While wire of any size or resistance value may be used, the word “conductor” usually refers to materials that offer low resistance to current flow, and the word “insulator” describes materials that offer high resistance to current. There is no distinct dividing line between conductors and insulators; under the proper conditions, all types of material conduct some current. Materials offering a resistance to current flow midway between the best conductors and the poorest conductors (insulators) are sometimes referred to as “semiconductors,” and find their greatest application in the field of transistors. The best conductors are materials, chiefly metals, which possess a large number of free electrons; conversely, insulators are materials having few free electrons.

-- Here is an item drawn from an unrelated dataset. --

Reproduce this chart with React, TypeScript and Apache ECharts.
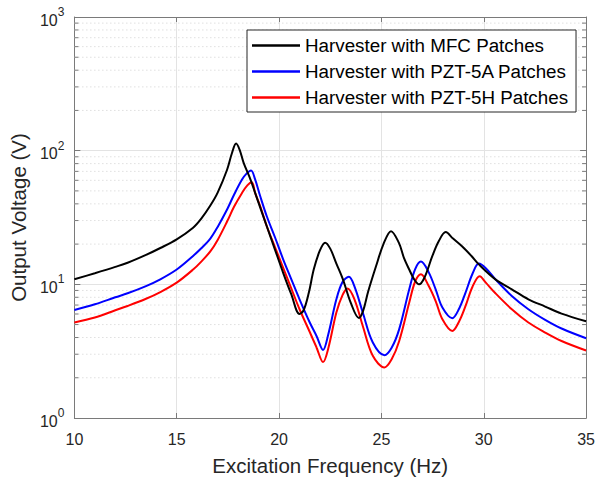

The best conductors are silver, copper, gold, and aluminum; but some nonmetals, such as carbon and water, can be used as conductors. Materials such as rubber, glass, ceramics, and plastics are such poor conductors that they are usually used as insulators. The current flow in some of these materials is so low that it is usually considered zero. The unit used to measure resistance is called the ohm. The symbol for the ohm is the Greek letter omega (Ω). In mathematical formulas, the capital letter “R” refers to resistance. The resistance of a conductor and the voltage applied to it determine the number of amperes of current flowing through the conductor. Thus, 1 ohm of resistance will limit the current flow to 1 ampere in a conductor to which a voltage of 1 volt is applied.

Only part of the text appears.